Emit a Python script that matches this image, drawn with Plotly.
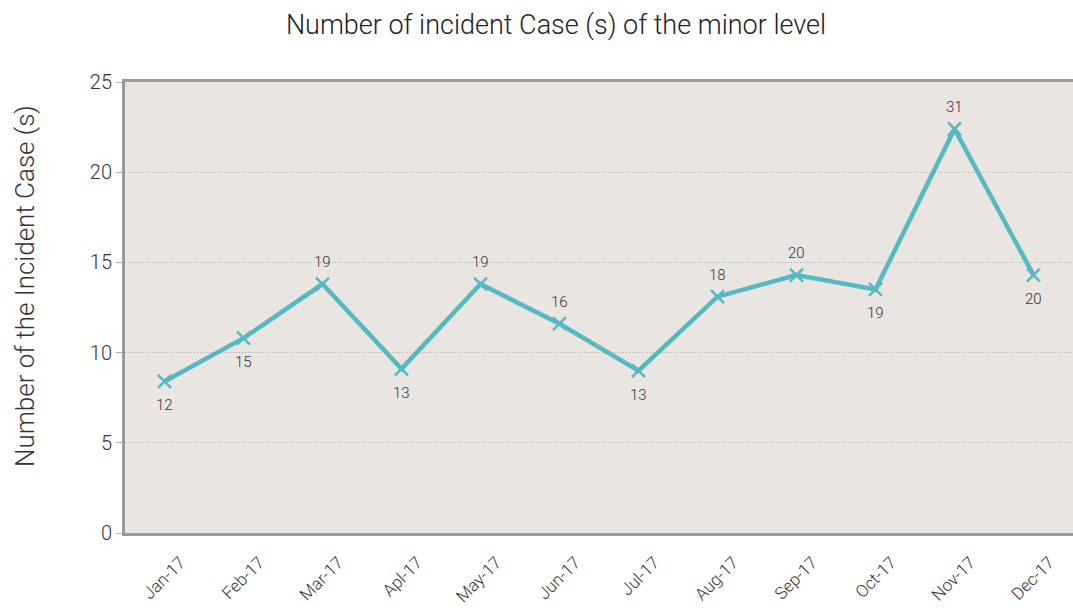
import plotly.graph_objects as go

months = ["Jan-17", "Feb-17", "Mar-17", "Apl-17", "May-17", "Jun-17",
          "Jul-17", "Aug-17", "Sep-17", "Oct-17", "Nov-17", "Dec-17"]
plotted = [8.4, 10.8, 13.8, 9.1, 13.8, 11.6, 9.0, 13.1, 14.3, 13.5, 22.4, 14.3]
labels = ["12", "15", "19", "13", "19", "16", "13", "18", "20", "19", "31", "20"]
label_above = [False, False, True, False, True, True, False, True, True, False, True, False]
y_ticks = [0, 5, 10, 15, 20, 25]

FONT = "Roboto, Liberation Sans, sans-serif"
W = 300
TXT = "#333333"
LINE = "#55B9C1"

fig = go.Figure()
fig.add_trace(go.Scatter(
    x=months, y=plotted, mode="lines+markers",
    line=dict(color=LINE, width=4.5),
    marker=dict(symbol="x-thin", size=13, line=dict(color=LINE, width=2.5)),
    cliponaxis=False, showlegend=False, hoverinfo="x+y",
))

for m, v, t, up in zip(months, plotted, labels, label_above):
    fig.add_annotation(x=m, y=v, text=t, showarrow=False,
                       yshift=22 if up else -24,
                       font=dict(family=FONT, size=15, color=TXT, weight=W))

# y-axis title placed as a rotated annotation (container pixels)
fig.add_annotation(text="Number of the Incident Case (s)", textangle=-90,
                   xref="paper", yref="paper",
                   x=(25 - 125) / 948, y=(533 - 286) / 451,
                   xanchor="center", yanchor="middle", showarrow=False,
                   font=dict(family=FONT, size=26, color=TXT, weight=W))

fig.update_layout(
    width=1073, height=610,
    margin=dict(l=125, r=0, t=82, b=77, autoexpand=False),
    paper_bgcolor="white", plot_bgcolor="#E9E5E1",
    title=dict(text="Number of incident Case (s) of the minor level",
               x=556 / 1073, xref="container", xanchor="center",
               y=1 - 25 / 610, yref="container", yanchor="middle",
               font=dict(family=FONT, size=27, color="#222222", weight=W)),
    font=dict(family=FONT, color=TXT, weight=W),
)
fig.update_xaxes(
    type="category", range=[-0.5, 11.5], automargin=False,
    showline=True, linecolor="#9a9a9a", linewidth=3, mirror=True,
    showgrid=False, ticks="", tickangle=-45,
    ticklabelshift=16, ticklabelstandoff=10,
    tickfont=dict(family=FONT, size=17, color=TXT, weight=W),
)
fig.update_yaxes(
    range=[0, 25], tickvals=y_ticks, automargin=False,
    showline=True, linecolor="#9a9a9a", linewidth=3,
    showgrid=True, gridcolor="#a8a8a8", griddash="1px,2px", gridwidth=1,
    ticks="outside", ticklen=6, tickcolor="#b0b0b0", tickwidth=1,
    tickfont=dict(family=FONT, size=20, color=TXT, weight=W),
    zeroline=False,
)

fig.write_html("out.html", config={"displayModeBar": False},
               post_script="document.body.style.margin='0';"
                           "document.body.style.overflow='hidden';")
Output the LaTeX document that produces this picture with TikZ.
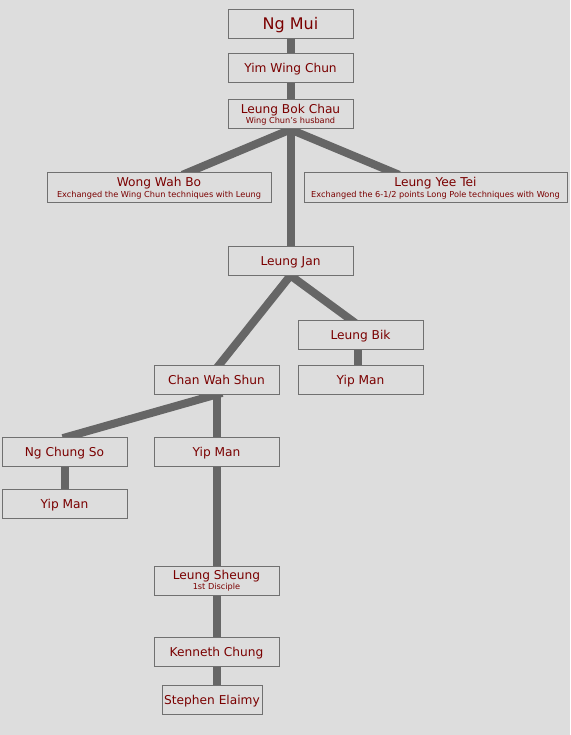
\documentclass[tikz,border=0pt]{standalone}
\usepackage{fontspec}
\setmainfont{DejaVu Sans}
\usetikzlibrary{calc}
\pgfdeclarelayer{back}
\pgfsetlayers{back,main}
\definecolor{bgc}{HTML}{DDDDDD}
\definecolor{linec}{HTML}{666666}
\definecolor{boxline}{HTML}{707070}
\definecolor{txt}{HTML}{7A0000}
\newcommand{\nmfont}{\fontsize{12.2}{14}\selectfont}
\newcommand{\bigfont}{\fontsize{16}{18}\selectfont}
\newcommand{\subfnt}{\fontsize{8.2}{9}\selectfont}
\tikzset{
  person/.style={draw=boxline, line width=1pt, fill=bgc, text=txt, font=\nmfont,
    minimum width=125pt, minimum height=29pt, inner sep=0pt, align=center},
  single/.style={text height=9.5pt, text depth=0.5pt},
  link/.style={draw=linec, line width=8pt, shorten <=-6pt, shorten >=-6pt},
}
\begin{document}
\begin{tikzpicture}[x=1pt,y=-1pt]
\useasboundingbox (0,0) rectangle (570,735);
% nodes
\node[person, font=\bigfont, text height=12pt, text depth=1pt] (ngmui) at (290.5,24.5) {Ng Mui};
\node[person, single] (yim) at (290.5,68.5) {Yim Wing Chun};
\node[person] (bok) at (290.5,114.5) {Leung Bok Chau\\[-3.5pt]{\subfnt Wing Chun's husband}};
\node[person, minimum width=224pt, minimum height=30pt] (wong) at (159,188) {Wong Wah Bo\\[-3pt]{\subfnt Exchanged the Wing Chun techniques with Leung}};
\node[person, minimum width=263pt, minimum height=30pt] (yee) at (435.5,188) {Leung Yee Tei\\[-3pt]{\subfnt Exchanged the 6-1/2 points Long Pole techniques with Wong}};
\node[person, single] (jan) at (290.5,260.5) {Leung Jan};
\node[person, single] (bik) at (360.5,334.5) {Leung Bik};
\node[person, single] (ymA) at (360.5,379.5) {Yip Man};
\node[person, single] (chan) at (216.5,379.5) {Chan Wah Shun};
\node[person, single] (ngchung) at (64.5,451.5) {Ng Chung So};
\node[person, single] (ymB) at (216.5,451.5) {Yip Man};
\node[person, single] (ymC) at (64.5,503.5) {Yip Man};
\node[person] (sheung) at (216.5,580.5) {Leung Sheung\\[-3.5pt]{\subfnt 1st Disciple}};
\node[person, single] (kenneth) at (216.5,651.5) {Kenneth Chung};
\node[person, single, minimum width=100pt] (stephen) at (212,699.5) {Stephen Elaimy};
% background and connectors behind nodes
\begin{pgfonlayer}{back}
\fill[bgc] (0,0) rectangle (570,735);
\draw[link] (ngmui.south) -- (yim.north);
\draw[link] (yim.south) -- (bok.north);
\draw[link] (bok.south) -- ($(wong.north)+(29,0)$);
\draw[link] (bok.south) -- ($(yee.north)+(-42,0)$);
\draw[link] (bok.south) -- (jan.north);
\draw[link] (jan.south) -- ($(chan.north)+(3,0)$);
\draw[link] (jan.south) -- ($(bik.north)+(-10,0)$);
\draw[link] ($(bik.south)+(-3,0)$) -- ($(ymA.north)+(-3,0)$);
\draw[link] (chan.south) -- ($(ngchung.north)+(4,0)$);
\draw[link] (chan.south) -- (ymB.north);
\draw[link] (ngchung.south) -- (ymC.north);
\draw[link] (ymB.south) -- (sheung.north);
\draw[link] (sheung.south) -- (kenneth.north);
\draw[link] (kenneth.south) -- (kenneth.south |- stephen.north);
\end{pgfonlayer}
\end{tikzpicture}
\end{document}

::::

| Stated exercise |
Quote the data above in full and without alteration; skip the pictures.

| Solved problem |
Emit a Python script that matches this image, drawn with Plotly.
import plotly.graph_objects as go

months = ["Jan-17", "Feb-17", "Mar-17", "Apl-17", "May-17", "Jun-17",
          "Jul-17", "Aug-17", "Sep-17", "Oct-17", "Nov-17", "Dec-17"]
plotted = [8.4, 10.8, 13.8, 9.1, 13.8, 11.6, 9.0, 13.1, 14.3, 13.5, 22.4, 14.3]
labels = ["12", "15", "19", "13", "19", "16", "13", "18", "20", "19", "31", "20"]
label_above = [False, False, True, False, True, True, False, True, True, False, True, False]
y_ticks = [0, 5, 10, 15, 20, 25]

FONT = "Roboto, Liberation Sans, sans-serif"
W = 300
TXT = "#333333"
LINE = "#55B9C1"

fig = go.Figure()
fig.add_trace(go.Scatter(
    x=months, y=plotted, mode="lines+markers",
    line=dict(color=LINE, width=4.5),
    marker=dict(symbol="x-thin", size=13, line=dict(color=LINE, width=2.5)),
    cliponaxis=False, showlegend=False, hoverinfo="x+y",
))

for m, v, t, up in zip(months, plotted, labels, label_above):
    fig.add_annotation(x=m, y=v, text=t, showarrow=False,
                       yshift=22 if up else -24,
                       font=dict(family=FONT, size=15, color=TXT, weight=W))

# y-axis title placed as a rotated annotation (container pixels)
fig.add_annotation(text="Number of the Incident Case (s)", textangle=-90,
                   xref="paper", yref="paper",
                   x=(25 - 125) / 948, y=(533 - 286) / 451,
                   xanchor="center", yanchor="middle", showarrow=False,
                   font=dict(family=FONT, size=26, color=TXT, weight=W))

fig.update_layout(
    width=1073, height=610,
    margin=dict(l=125, r=0, t=82, b=77, autoexpand=False),
    paper_bgcolor="white", plot_bgcolor="#E9E5E1",
    title=dict(text="Number of incident Case (s) of the minor level",
               x=556 / 1073, xref="container", xanchor="center",
               y=1 - 25 / 610, yref="container", yanchor="middle",
               font=dict(family=FONT, size=27, color="#222222", weight=W)),
    font=dict(family=FONT, color=TXT, weight=W),
)
fig.update_xaxes(
    type="category", range=[-0.5, 11.5], automargin=False,
    showline=True, linecolor="#9a9a9a", linewidth=3, mirror=True,
    showgrid=False, ticks="", tickangle=-45,
    ticklabelshift=16, ticklabelstandoff=10,
    tickfont=dict(family=FONT, size=17, color=TXT, weight=W),
)
fig.update_yaxes(
    range=[0, 25], tickvals=y_ticks, automargin=False,
    showline=True, linecolor="#9a9a9a", linewidth=3,
    showgrid=True, gridcolor="#a8a8a8", griddash="1px,2px", gridwidth=1,
    ticks="outside", ticklen=6, tickcolor="#b0b0b0", tickwidth=1,
    tickfont=dict(family=FONT, size=20, color=TXT, weight=W),
    zeroline=False,
)

fig.write_html("out.html", config={"displayModeBar": False},
               post_script="document.body.style.margin='0';"
                           "document.body.style.overflow='hidden';")
Output the LaTeX document that produces this picture with TikZ.
\documentclass[tikz,border=0pt]{standalone}
\usepackage{fontspec}
\setmainfont{DejaVu Sans}
\usetikzlibrary{calc}
\pgfdeclarelayer{back}
\pgfsetlayers{back,main}
\definecolor{bgc}{HTML}{DDDDDD}
\definecolor{linec}{HTML}{666666}
\definecolor{boxline}{HTML}{707070}
\definecolor{txt}{HTML}{7A0000}
\newcommand{\nmfont}{\fontsize{12.2}{14}\selectfont}
\newcommand{\bigfont}{\fontsize{16}{18}\selectfont}
\newcommand{\subfnt}{\fontsize{8.2}{9}\selectfont}
\tikzset{
  person/.style={draw=boxline, line width=1pt, fill=bgc, text=txt, font=\nmfont,
    minimum width=125pt, minimum height=29pt, inner sep=0pt, align=center},
  single/.style={text height=9.5pt, text depth=0.5pt},
  link/.style={draw=linec, line width=8pt, shorten <=-6pt, shorten >=-6pt},
}
\begin{document}
\begin{tikzpicture}[x=1pt,y=-1pt]
\useasboundingbox (0,0) rectangle (570,735);
% nodes
\node[person, font=\bigfont, text height=12pt, text depth=1pt] (ngmui) at (290.5,24.5) {Ng Mui};
\node[person, single] (yim) at (290.5,68.5) {Yim Wing Chun};
\node[person] (bok) at (290.5,114.5) {Leung Bok Chau\\[-3.5pt]{\subfnt Wing Chun's husband}};
\node[person, minimum width=224pt, minimum height=30pt] (wong) at (159,188) {Wong Wah Bo\\[-3pt]{\subfnt Exchanged the Wing Chun techniques with Leung}};
\node[person, minimum width=263pt, minimum height=30pt] (yee) at (435.5,188) {Leung Yee Tei\\[-3pt]{\subfnt Exchanged the 6-1/2 points Long Pole techniques with Wong}};
\node[person, single] (jan) at (290.5,260.5) {Leung Jan};
\node[person, single] (bik) at (360.5,334.5) {Leung Bik};
\node[person, single] (ymA) at (360.5,379.5) {Yip Man};
\node[person, single] (chan) at (216.5,379.5) {Chan Wah Shun};
\node[person, single] (ngchung) at (64.5,451.5) {Ng Chung So};
\node[person, single] (ymB) at (216.5,451.5) {Yip Man};
\node[person, single] (ymC) at (64.5,503.5) {Yip Man};
\node[person] (sheung) at (216.5,580.5) {Leung Sheung\\[-3.5pt]{\subfnt 1st Disciple}};
\node[person, single] (kenneth) at (216.5,651.5) {Kenneth Chung};
\node[person, single, minimum width=100pt] (stephen) at (212,699.5) {Stephen Elaimy};
% background and connectors behind nodes
\begin{pgfonlayer}{back}
\fill[bgc] (0,0) rectangle (570,735);
\draw[link] (ngmui.south) -- (yim.north);
\draw[link] (yim.south) -- (bok.north);
\draw[link] (bok.south) -- ($(wong.north)+(29,0)$);
\draw[link] (bok.south) -- ($(yee.north)+(-42,0)$);
\draw[link] (bok.south) -- (jan.north);
\draw[link] (jan.south) -- ($(chan.north)+(3,0)$);
\draw[link] (jan.south) -- ($(bik.north)+(-10,0)$);
\draw[link] ($(bik.south)+(-3,0)$) -- ($(ymA.north)+(-3,0)$);
\draw[link] (chan.south) -- ($(ngchung.north)+(4,0)$);
\draw[link] (chan.south) -- (ymB.north);
\draw[link] (ngchung.south) -- (ymC.north);
\draw[link] (ymB.south) -- (sheung.north);
\draw[link] (sheung.south) -- (kenneth.north);
\draw[link] (kenneth.south) -- (kenneth.south |- stephen.north);
\end{pgfonlayer}
\end{tikzpicture}
\end{document}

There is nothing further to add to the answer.